◆ **WHAT IS BEING ASKED**
For this exercise, repeat all of the material verbatim apart from its images.

◆ **PROVIDED DATA**
[Begin]
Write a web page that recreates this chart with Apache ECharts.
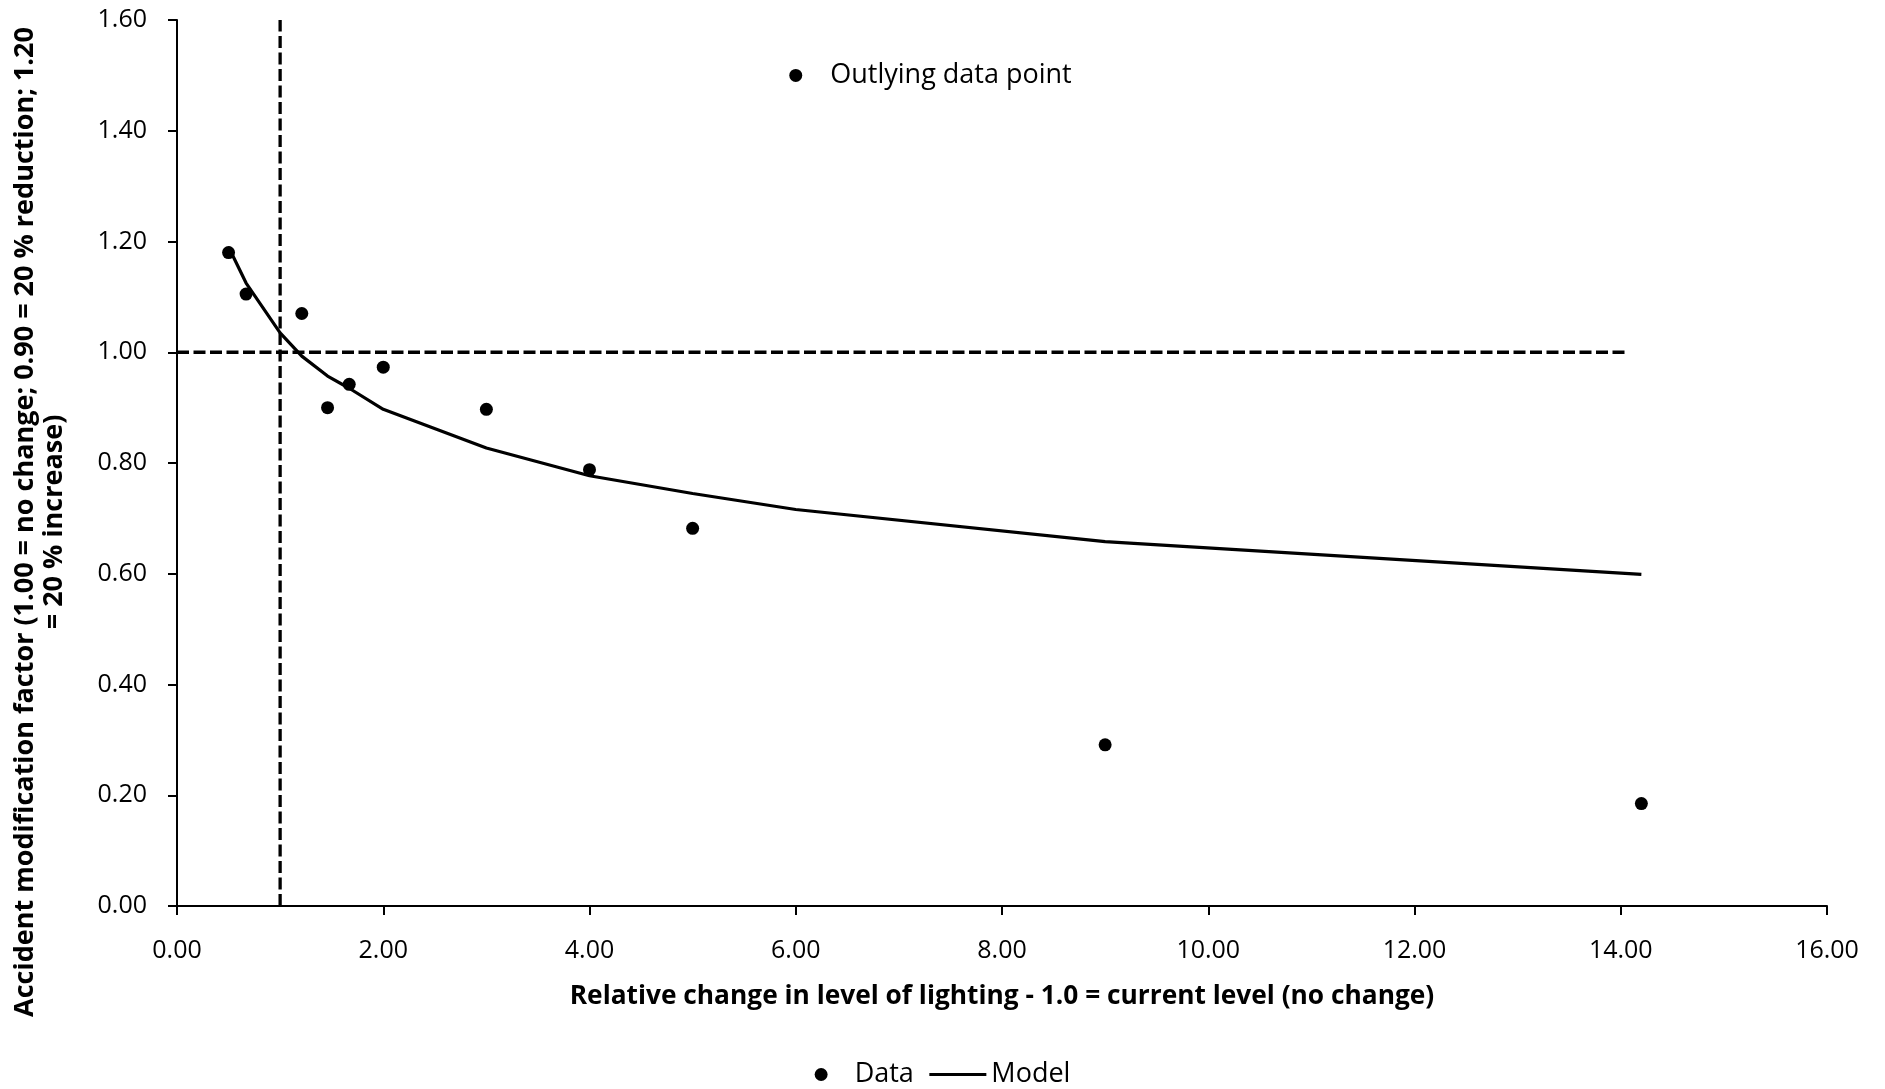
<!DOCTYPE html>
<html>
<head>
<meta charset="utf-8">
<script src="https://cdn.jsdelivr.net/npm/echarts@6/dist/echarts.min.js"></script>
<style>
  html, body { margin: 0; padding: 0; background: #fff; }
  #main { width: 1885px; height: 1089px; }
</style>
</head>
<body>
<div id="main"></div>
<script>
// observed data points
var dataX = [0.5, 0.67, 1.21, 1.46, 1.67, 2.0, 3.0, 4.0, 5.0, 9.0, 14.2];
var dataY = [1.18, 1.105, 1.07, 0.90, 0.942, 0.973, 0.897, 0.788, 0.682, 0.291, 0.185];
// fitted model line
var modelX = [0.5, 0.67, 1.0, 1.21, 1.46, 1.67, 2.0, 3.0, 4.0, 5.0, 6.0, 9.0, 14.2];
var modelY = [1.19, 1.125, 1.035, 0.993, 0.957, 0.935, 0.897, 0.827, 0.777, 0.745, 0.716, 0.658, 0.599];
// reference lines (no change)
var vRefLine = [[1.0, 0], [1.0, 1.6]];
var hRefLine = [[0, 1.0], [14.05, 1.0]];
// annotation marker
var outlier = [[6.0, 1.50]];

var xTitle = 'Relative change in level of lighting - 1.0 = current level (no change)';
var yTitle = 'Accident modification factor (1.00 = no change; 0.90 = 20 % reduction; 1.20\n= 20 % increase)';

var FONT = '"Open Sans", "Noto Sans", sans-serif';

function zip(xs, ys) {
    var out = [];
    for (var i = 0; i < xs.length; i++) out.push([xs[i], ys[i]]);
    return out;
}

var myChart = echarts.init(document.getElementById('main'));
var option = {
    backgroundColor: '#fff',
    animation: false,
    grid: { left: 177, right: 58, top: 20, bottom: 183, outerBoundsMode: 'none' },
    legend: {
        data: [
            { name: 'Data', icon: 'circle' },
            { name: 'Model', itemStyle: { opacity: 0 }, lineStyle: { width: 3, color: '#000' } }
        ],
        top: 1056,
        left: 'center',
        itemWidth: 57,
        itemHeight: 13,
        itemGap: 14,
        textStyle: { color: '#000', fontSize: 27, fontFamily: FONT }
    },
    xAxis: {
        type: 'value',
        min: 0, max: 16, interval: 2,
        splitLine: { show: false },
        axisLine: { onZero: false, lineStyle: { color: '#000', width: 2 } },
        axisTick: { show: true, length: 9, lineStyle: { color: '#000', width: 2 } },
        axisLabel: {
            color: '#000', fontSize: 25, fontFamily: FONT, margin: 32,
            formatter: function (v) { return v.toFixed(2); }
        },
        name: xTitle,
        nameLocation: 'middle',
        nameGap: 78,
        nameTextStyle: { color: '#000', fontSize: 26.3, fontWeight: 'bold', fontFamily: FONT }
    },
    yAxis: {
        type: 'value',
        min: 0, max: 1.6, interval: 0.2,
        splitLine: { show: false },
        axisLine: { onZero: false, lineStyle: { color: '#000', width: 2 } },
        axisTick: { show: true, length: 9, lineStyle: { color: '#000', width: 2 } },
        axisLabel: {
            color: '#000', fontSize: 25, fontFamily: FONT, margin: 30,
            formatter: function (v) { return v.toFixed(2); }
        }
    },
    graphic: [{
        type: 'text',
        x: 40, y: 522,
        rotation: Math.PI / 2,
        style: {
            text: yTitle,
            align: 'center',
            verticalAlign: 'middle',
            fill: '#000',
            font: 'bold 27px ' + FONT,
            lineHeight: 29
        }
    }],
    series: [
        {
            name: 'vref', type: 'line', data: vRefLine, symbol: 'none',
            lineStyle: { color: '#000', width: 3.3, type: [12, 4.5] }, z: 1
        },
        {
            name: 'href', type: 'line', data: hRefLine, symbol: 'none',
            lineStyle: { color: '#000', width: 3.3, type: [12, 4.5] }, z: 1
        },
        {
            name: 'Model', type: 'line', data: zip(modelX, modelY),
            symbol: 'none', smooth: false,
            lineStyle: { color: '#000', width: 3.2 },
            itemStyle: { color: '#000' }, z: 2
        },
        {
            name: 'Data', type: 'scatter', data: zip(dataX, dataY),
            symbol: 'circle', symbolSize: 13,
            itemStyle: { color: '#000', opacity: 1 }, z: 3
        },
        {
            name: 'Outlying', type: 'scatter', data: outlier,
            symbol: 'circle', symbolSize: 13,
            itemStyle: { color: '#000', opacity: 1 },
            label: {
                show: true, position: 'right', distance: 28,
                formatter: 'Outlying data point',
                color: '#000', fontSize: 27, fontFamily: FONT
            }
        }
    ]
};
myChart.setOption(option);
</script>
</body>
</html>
[End]
◆ **SOLUTION TO THIS PROBLEM**
Write a web page that recreates this chart with Apache ECharts.
<!DOCTYPE html>
<html>
<head>
<meta charset="utf-8">
<script src="https://cdn.jsdelivr.net/npm/echarts@6/dist/echarts.min.js"></script>
<style>
  html, body { margin: 0; padding: 0; background: #fff; }
  #main { width: 1885px; height: 1089px; }
</style>
</head>
<body>
<div id="main"></div>
<script>
// observed data points
var dataX = [0.5, 0.67, 1.21, 1.46, 1.67, 2.0, 3.0, 4.0, 5.0, 9.0, 14.2];
var dataY = [1.18, 1.105, 1.07, 0.90, 0.942, 0.973, 0.897, 0.788, 0.682, 0.291, 0.185];
// fitted model line
var modelX = [0.5, 0.67, 1.0, 1.21, 1.46, 1.67, 2.0, 3.0, 4.0, 5.0, 6.0, 9.0, 14.2];
var modelY = [1.19, 1.125, 1.035, 0.993, 0.957, 0.935, 0.897, 0.827, 0.777, 0.745, 0.716, 0.658, 0.599];
// reference lines (no change)
var vRefLine = [[1.0, 0], [1.0, 1.6]];
var hRefLine = [[0, 1.0], [14.05, 1.0]];
// annotation marker
var outlier = [[6.0, 1.50]];

var xTitle = 'Relative change in level of lighting - 1.0 = current level (no change)';
var yTitle = 'Accident modification factor (1.00 = no change; 0.90 = 20 % reduction; 1.20\n= 20 % increase)';

var FONT = '"Open Sans", "Noto Sans", sans-serif';

function zip(xs, ys) {
    var out = [];
    for (var i = 0; i < xs.length; i++) out.push([xs[i], ys[i]]);
    return out;
}

var myChart = echarts.init(document.getElementById('main'));
var option = {
    backgroundColor: '#fff',
    animation: false,
    grid: { left: 177, right: 58, top: 20, bottom: 183, outerBoundsMode: 'none' },
    legend: {
        data: [
            { name: 'Data', icon: 'circle' },
            { name: 'Model', itemStyle: { opacity: 0 }, lineStyle: { width: 3, color: '#000' } }
        ],
        top: 1056,
        left: 'center',
        itemWidth: 57,
        itemHeight: 13,
        itemGap: 14,
        textStyle: { color: '#000', fontSize: 27, fontFamily: FONT }
    },
    xAxis: {
        type: 'value',
        min: 0, max: 16, interval: 2,
        splitLine: { show: false },
        axisLine: { onZero: false, lineStyle: { color: '#000', width: 2 } },
        axisTick: { show: true, length: 9, lineStyle: { color: '#000', width: 2 } },
        axisLabel: {
            color: '#000', fontSize: 25, fontFamily: FONT, margin: 32,
            formatter: function (v) { return v.toFixed(2); }
        },
        name: xTitle,
        nameLocation: 'middle',
        nameGap: 78,
        nameTextStyle: { color: '#000', fontSize: 26.3, fontWeight: 'bold', fontFamily: FONT }
    },
    yAxis: {
        type: 'value',
        min: 0, max: 1.6, interval: 0.2,
        splitLine: { show: false },
        axisLine: { onZero: false, lineStyle: { color: '#000', width: 2 } },
        axisTick: { show: true, length: 9, lineStyle: { color: '#000', width: 2 } },
        axisLabel: {
            color: '#000', fontSize: 25, fontFamily: FONT, margin: 30,
            formatter: function (v) { return v.toFixed(2); }
        }
    },
    graphic: [{
        type: 'text',
        x: 40, y: 522,
        rotation: Math.PI / 2,
        style: {
            text: yTitle,
            align: 'center',
            verticalAlign: 'middle',
            fill: '#000',
            font: 'bold 27px ' + FONT,
            lineHeight: 29
        }
    }],
    series: [
        {
            name: 'vref', type: 'line', data: vRefLine, symbol: 'none',
            lineStyle: { color: '#000', width: 3.3, type: [12, 4.5] }, z: 1
        },
        {
            name: 'href', type: 'line', data: hRefLine, symbol: 'none',
            lineStyle: { color: '#000', width: 3.3, type: [12, 4.5] }, z: 1
        },
        {
            name: 'Model', type: 'line', data: zip(modelX, modelY),
            symbol: 'none', smooth: false,
            lineStyle: { color: '#000', width: 3.2 },
            itemStyle: { color: '#000' }, z: 2
        },
        {
            name: 'Data', type: 'scatter', data: zip(dataX, dataY),
            symbol: 'circle', symbolSize: 13,
            itemStyle: { color: '#000', opacity: 1 }, z: 3
        },
        {
            name: 'Outlying', type: 'scatter', data: outlier,
            symbol: 'circle', symbolSize: 13,
            itemStyle: { color: '#000', opacity: 1 },
            label: {
                show: true, position: 'right', distance: 28,
                formatter: 'Outlying data point',
                color: '#000', fontSize: 27, fontFamily: FONT
            }
        }
    ]
};
myChart.setOption(option);
</script>
</body>
</html>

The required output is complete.